→ **WRITTEN TASK**: Give back only the lines from the one that contains "Generate a web" through the one that contains "const FS = 19;", word for word and without images.

→ **THE DATA**:
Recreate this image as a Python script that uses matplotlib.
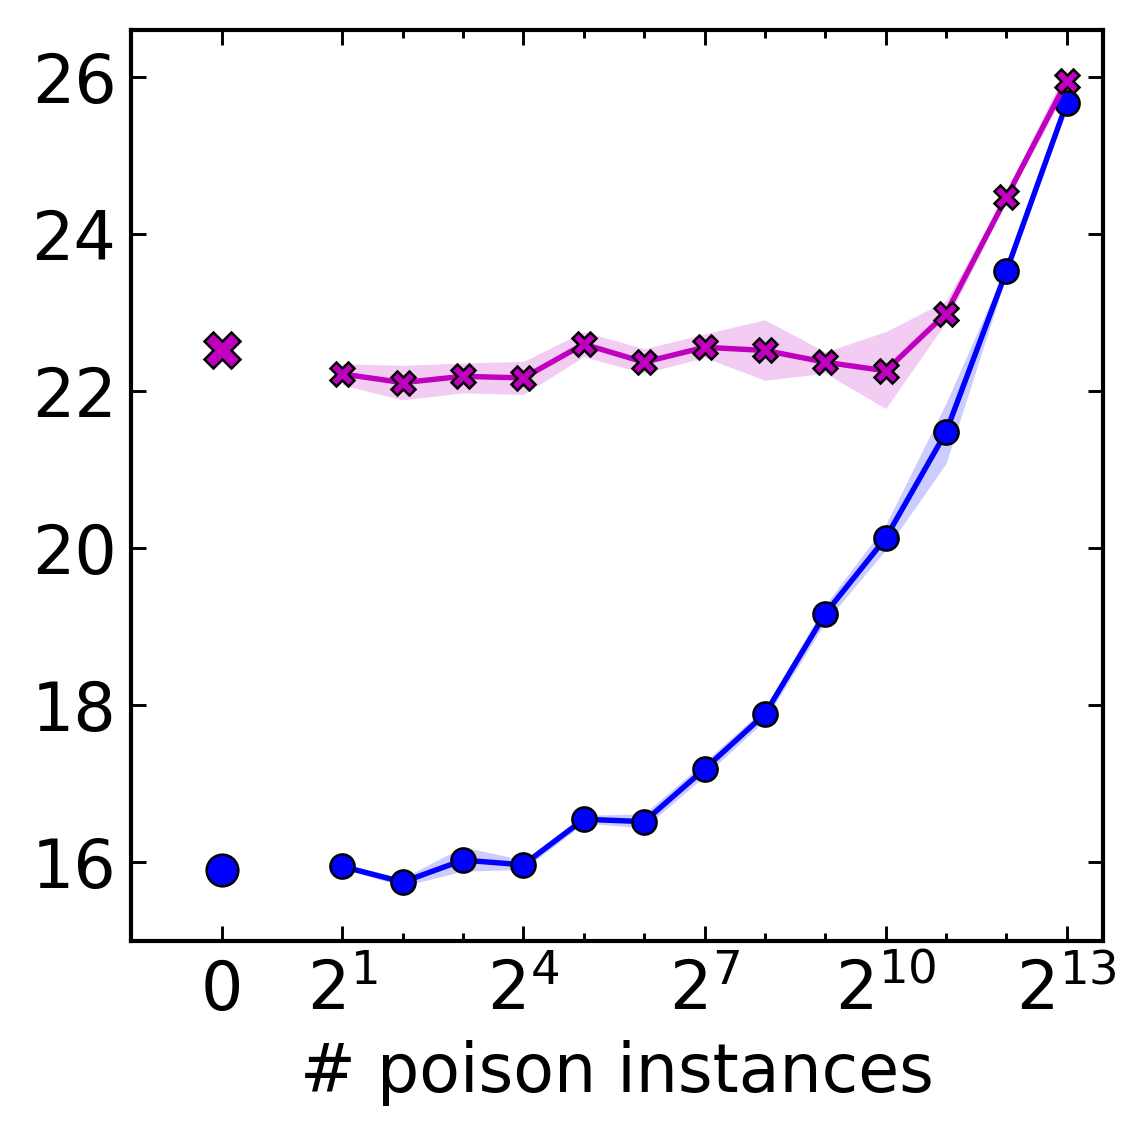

---

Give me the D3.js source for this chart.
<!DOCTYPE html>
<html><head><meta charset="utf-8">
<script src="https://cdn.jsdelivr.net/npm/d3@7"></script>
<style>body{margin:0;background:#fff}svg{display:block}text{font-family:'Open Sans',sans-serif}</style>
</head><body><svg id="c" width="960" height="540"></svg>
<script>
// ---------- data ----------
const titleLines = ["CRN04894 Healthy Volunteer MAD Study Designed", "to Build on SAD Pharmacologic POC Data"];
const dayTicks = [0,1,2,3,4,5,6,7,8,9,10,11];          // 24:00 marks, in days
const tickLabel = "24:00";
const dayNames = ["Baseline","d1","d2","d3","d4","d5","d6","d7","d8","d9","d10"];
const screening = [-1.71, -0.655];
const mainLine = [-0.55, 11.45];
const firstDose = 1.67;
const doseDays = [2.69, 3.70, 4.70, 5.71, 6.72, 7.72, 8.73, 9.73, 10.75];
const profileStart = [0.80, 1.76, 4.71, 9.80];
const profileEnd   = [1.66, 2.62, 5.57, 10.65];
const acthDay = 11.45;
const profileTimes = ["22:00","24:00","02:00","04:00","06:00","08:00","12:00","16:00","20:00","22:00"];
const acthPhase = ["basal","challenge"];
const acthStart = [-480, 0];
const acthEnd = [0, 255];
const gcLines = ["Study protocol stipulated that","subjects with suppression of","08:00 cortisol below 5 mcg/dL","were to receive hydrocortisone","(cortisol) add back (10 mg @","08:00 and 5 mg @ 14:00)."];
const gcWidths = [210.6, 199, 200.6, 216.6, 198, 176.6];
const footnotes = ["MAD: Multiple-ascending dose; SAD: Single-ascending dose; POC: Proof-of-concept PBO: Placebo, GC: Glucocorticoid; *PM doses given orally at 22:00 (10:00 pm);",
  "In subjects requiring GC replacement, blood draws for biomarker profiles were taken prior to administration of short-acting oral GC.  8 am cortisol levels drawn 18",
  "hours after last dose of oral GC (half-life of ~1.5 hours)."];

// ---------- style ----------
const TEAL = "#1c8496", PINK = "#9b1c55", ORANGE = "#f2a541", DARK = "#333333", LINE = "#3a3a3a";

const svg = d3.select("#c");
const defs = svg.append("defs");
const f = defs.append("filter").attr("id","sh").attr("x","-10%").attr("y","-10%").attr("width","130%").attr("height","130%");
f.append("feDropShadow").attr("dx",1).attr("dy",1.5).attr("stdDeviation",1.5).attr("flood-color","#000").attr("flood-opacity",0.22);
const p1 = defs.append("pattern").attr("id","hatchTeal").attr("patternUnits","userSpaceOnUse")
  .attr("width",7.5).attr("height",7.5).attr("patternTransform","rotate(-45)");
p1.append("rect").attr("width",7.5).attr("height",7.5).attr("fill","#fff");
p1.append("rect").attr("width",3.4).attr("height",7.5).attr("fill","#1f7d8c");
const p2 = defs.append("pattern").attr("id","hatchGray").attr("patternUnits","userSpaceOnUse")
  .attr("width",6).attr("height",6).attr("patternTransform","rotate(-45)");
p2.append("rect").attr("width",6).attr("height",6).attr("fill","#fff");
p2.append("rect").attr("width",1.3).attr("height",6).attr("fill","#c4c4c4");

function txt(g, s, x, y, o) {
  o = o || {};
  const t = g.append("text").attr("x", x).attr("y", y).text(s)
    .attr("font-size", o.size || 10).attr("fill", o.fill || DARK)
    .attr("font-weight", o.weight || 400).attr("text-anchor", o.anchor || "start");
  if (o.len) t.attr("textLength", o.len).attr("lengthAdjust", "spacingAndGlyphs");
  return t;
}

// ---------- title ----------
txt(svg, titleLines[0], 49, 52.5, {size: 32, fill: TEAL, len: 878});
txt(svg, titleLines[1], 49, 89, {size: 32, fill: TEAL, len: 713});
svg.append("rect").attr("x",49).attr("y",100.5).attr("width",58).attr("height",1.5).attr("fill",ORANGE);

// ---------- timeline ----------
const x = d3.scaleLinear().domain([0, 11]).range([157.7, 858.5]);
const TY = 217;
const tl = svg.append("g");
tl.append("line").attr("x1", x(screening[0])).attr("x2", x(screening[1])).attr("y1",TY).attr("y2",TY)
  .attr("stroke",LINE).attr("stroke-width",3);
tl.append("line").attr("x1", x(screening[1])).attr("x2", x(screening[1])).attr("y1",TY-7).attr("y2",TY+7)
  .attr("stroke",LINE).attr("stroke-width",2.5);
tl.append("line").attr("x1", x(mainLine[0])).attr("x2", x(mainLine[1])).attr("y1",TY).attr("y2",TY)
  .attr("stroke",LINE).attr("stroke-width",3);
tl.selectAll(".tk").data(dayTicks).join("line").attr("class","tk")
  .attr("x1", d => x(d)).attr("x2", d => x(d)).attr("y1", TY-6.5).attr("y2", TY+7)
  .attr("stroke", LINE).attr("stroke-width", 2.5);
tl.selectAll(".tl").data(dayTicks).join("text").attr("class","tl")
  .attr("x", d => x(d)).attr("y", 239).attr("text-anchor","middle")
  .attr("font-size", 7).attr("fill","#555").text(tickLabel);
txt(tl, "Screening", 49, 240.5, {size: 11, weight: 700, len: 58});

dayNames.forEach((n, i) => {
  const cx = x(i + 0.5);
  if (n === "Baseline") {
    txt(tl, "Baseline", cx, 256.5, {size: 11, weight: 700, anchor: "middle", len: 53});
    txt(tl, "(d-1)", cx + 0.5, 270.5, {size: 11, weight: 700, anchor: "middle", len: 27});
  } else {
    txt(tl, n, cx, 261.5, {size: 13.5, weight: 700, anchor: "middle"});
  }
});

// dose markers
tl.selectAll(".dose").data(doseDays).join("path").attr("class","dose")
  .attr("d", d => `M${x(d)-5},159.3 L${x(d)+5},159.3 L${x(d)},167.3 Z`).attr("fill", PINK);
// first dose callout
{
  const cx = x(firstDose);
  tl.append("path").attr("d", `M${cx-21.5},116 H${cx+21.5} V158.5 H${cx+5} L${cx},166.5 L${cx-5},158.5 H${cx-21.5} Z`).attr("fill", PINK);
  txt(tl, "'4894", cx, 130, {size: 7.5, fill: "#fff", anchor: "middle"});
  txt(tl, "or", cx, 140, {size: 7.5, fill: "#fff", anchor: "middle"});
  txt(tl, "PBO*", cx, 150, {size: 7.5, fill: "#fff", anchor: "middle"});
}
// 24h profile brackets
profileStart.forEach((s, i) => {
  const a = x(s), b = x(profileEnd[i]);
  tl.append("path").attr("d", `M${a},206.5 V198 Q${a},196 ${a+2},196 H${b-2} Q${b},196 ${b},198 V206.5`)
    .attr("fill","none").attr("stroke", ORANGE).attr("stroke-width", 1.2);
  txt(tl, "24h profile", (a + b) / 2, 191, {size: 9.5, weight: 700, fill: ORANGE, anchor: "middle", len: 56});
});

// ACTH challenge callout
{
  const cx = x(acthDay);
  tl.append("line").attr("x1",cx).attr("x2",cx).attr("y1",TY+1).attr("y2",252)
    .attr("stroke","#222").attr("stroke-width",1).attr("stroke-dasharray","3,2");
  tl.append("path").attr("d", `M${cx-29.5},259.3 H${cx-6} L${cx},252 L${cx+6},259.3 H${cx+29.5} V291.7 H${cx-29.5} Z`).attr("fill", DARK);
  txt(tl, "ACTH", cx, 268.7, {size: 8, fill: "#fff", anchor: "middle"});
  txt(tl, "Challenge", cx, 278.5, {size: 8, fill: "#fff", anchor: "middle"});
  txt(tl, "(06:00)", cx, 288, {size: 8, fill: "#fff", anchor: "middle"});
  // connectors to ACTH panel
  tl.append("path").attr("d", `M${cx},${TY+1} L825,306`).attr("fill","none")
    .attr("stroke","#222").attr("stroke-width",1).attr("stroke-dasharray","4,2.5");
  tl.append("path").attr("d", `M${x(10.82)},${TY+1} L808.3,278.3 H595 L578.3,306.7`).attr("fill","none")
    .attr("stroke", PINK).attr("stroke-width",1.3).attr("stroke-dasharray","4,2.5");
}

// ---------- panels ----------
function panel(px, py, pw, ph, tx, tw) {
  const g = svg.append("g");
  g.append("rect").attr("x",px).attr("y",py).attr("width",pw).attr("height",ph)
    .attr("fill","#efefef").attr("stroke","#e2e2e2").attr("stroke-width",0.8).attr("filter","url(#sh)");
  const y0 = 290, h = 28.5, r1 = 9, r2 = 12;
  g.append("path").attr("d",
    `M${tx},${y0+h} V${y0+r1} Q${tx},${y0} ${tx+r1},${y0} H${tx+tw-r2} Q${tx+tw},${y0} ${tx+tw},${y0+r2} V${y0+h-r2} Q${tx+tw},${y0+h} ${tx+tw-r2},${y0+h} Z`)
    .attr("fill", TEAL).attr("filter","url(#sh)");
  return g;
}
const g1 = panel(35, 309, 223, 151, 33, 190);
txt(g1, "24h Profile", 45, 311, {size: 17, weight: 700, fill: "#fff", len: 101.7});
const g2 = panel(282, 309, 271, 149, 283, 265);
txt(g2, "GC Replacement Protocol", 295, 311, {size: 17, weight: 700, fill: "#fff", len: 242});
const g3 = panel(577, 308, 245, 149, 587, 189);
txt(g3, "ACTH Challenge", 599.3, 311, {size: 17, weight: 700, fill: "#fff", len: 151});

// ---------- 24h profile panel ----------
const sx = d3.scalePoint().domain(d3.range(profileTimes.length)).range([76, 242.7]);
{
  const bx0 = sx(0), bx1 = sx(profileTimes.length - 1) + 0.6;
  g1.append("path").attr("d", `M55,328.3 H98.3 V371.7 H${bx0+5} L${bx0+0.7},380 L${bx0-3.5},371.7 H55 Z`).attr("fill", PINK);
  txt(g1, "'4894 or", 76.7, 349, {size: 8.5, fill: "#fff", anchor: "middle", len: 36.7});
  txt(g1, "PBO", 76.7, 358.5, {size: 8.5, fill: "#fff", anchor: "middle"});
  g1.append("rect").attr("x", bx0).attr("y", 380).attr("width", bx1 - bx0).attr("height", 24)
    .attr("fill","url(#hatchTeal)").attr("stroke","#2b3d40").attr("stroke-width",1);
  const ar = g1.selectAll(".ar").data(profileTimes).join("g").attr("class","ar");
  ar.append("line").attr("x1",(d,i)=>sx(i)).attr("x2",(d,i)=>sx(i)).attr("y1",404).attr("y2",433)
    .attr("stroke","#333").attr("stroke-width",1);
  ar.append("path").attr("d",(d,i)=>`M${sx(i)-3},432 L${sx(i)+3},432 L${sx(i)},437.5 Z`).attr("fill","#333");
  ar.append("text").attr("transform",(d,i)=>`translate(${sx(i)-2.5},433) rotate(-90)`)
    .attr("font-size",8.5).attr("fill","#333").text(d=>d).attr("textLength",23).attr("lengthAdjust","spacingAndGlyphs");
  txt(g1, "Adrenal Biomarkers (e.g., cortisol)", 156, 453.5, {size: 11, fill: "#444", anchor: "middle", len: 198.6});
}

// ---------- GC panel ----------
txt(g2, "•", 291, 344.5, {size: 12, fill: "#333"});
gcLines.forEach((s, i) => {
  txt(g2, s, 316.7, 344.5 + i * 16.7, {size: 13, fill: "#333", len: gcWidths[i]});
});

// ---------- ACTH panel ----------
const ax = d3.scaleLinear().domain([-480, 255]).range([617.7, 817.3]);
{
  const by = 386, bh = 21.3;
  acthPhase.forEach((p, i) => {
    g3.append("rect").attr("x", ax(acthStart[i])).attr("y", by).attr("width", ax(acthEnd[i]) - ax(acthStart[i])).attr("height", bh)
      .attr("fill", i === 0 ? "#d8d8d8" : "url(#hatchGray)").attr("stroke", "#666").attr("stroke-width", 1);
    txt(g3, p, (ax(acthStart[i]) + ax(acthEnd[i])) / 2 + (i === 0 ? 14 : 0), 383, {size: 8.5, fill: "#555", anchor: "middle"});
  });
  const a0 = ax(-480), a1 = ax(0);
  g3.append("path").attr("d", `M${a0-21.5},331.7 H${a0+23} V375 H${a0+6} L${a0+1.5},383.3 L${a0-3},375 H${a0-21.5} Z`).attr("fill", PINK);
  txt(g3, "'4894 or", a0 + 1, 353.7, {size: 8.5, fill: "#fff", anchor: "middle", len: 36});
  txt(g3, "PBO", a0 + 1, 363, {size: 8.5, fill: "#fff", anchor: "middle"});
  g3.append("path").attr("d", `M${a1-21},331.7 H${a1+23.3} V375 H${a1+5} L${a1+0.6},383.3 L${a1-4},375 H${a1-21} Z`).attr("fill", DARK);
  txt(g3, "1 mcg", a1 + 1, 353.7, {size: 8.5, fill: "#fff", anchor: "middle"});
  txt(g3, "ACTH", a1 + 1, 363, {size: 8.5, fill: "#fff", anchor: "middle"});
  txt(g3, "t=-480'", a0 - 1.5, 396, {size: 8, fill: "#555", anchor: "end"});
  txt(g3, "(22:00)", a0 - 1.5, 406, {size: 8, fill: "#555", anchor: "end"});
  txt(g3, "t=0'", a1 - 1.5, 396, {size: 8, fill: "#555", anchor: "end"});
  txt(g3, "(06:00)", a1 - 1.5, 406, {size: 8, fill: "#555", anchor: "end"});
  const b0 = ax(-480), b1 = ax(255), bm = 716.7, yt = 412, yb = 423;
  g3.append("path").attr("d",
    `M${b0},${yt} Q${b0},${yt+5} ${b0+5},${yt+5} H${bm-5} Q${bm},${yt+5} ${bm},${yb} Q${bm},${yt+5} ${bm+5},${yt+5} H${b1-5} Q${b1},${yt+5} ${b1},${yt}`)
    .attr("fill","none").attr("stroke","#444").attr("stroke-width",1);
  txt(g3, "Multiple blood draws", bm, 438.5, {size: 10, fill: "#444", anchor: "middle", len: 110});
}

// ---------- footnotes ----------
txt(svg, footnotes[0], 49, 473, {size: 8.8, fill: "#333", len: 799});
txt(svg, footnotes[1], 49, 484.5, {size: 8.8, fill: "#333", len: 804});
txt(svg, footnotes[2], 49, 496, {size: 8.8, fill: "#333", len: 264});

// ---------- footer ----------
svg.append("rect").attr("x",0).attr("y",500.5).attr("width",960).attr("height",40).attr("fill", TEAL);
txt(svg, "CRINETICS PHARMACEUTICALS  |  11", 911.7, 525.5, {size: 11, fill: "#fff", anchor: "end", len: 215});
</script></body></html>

--

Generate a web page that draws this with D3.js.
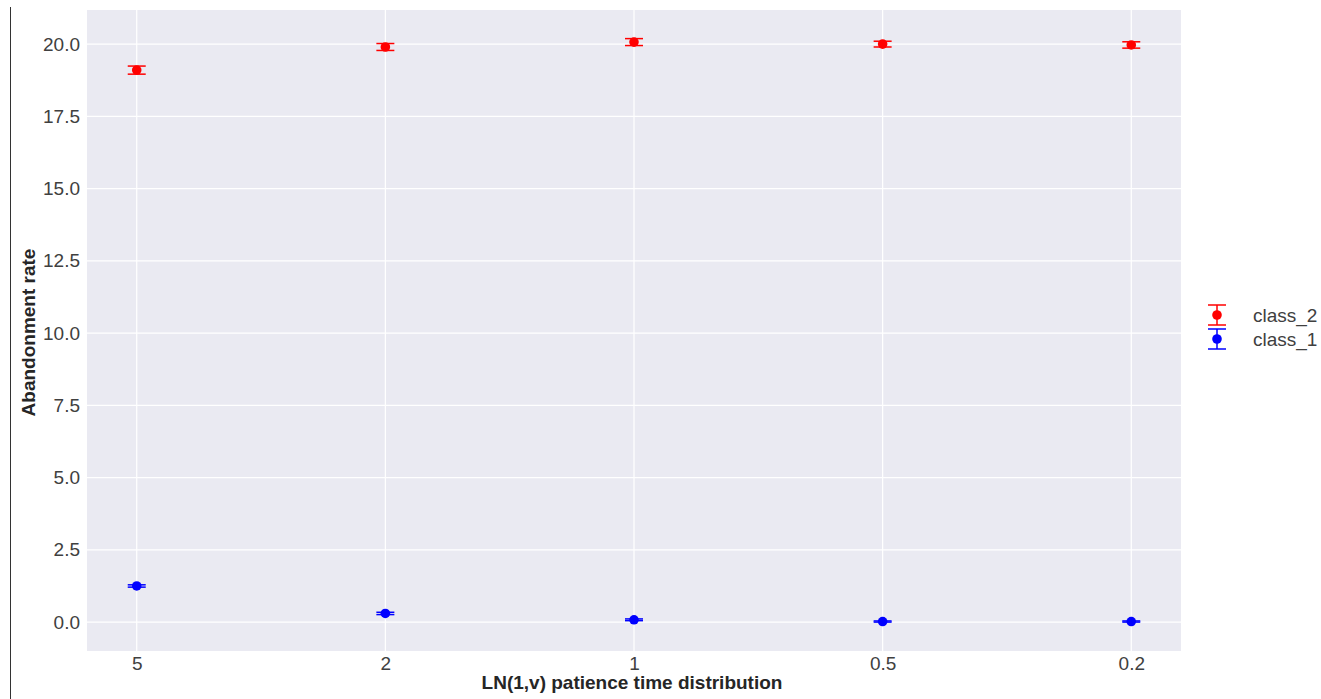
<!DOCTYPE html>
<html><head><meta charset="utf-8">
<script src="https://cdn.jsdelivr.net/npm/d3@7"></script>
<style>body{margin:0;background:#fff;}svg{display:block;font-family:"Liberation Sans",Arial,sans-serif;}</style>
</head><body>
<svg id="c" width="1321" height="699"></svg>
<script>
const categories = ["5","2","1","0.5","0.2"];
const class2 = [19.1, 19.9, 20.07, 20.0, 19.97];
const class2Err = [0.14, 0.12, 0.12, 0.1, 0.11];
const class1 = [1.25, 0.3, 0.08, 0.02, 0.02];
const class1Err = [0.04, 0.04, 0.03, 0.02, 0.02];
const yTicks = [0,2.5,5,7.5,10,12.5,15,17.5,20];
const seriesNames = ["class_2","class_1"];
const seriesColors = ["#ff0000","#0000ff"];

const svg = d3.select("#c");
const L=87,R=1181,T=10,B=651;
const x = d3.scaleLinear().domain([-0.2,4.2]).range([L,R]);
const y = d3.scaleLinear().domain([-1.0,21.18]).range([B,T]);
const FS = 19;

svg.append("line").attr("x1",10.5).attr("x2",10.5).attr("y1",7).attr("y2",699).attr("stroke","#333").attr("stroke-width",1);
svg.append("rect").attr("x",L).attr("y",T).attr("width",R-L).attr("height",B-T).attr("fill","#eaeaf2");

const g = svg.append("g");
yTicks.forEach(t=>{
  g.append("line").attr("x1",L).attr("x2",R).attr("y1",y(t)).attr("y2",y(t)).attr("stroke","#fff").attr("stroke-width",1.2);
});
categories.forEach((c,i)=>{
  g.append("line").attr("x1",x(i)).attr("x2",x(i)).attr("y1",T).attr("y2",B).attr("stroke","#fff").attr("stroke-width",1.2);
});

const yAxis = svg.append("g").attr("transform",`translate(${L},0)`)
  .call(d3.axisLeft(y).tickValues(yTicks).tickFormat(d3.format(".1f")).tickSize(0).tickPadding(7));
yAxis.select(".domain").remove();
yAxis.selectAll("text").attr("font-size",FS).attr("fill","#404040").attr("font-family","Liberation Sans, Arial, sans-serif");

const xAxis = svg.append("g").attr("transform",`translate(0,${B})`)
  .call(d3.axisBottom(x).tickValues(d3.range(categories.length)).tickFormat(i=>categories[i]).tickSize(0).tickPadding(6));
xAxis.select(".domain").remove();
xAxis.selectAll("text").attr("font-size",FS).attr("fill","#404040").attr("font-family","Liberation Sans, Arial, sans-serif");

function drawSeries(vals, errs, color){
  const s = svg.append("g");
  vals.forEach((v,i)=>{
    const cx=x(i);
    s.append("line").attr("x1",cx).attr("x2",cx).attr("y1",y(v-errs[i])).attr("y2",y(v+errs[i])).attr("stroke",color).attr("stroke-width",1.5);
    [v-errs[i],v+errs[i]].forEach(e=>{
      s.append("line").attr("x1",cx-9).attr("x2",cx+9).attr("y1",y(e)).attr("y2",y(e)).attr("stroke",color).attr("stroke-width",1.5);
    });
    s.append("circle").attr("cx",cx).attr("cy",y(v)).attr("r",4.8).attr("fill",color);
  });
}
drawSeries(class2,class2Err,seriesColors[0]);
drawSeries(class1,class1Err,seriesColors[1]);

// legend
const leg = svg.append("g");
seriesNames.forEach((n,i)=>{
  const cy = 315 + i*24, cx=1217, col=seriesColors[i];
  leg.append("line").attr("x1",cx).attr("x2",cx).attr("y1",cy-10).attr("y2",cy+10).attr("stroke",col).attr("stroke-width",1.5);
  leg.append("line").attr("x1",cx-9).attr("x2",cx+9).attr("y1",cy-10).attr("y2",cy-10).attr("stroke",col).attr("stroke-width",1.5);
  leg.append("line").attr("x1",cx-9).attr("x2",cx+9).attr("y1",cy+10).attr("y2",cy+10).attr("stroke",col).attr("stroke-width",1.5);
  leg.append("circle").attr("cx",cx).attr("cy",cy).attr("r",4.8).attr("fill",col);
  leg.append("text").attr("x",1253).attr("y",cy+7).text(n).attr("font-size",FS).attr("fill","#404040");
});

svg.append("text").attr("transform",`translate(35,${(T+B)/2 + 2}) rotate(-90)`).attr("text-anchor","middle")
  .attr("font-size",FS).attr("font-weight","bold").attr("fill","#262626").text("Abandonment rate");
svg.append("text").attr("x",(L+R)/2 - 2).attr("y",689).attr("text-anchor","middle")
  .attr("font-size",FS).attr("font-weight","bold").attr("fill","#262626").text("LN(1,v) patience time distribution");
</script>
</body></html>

→ **ANSWER TO THE TASK**:
Generate a web page that draws this with D3.js.
<!DOCTYPE html>
<html><head><meta charset="utf-8">
<script src="https://cdn.jsdelivr.net/npm/d3@7"></script>
<style>body{margin:0;background:#fff;}svg{display:block;font-family:"Liberation Sans",Arial,sans-serif;}</style>
</head><body>
<svg id="c" width="1321" height="699"></svg>
<script>
const categories = ["5","2","1","0.5","0.2"];
const class2 = [19.1, 19.9, 20.07, 20.0, 19.97];
const class2Err = [0.14, 0.12, 0.12, 0.1, 0.11];
const class1 = [1.25, 0.3, 0.08, 0.02, 0.02];
const class1Err = [0.04, 0.04, 0.03, 0.02, 0.02];
const yTicks = [0,2.5,5,7.5,10,12.5,15,17.5,20];
const seriesNames = ["class_2","class_1"];
const seriesColors = ["#ff0000","#0000ff"];

const svg = d3.select("#c");
const L=87,R=1181,T=10,B=651;
const x = d3.scaleLinear().domain([-0.2,4.2]).range([L,R]);
const y = d3.scaleLinear().domain([-1.0,21.18]).range([B,T]);
const FS = 19;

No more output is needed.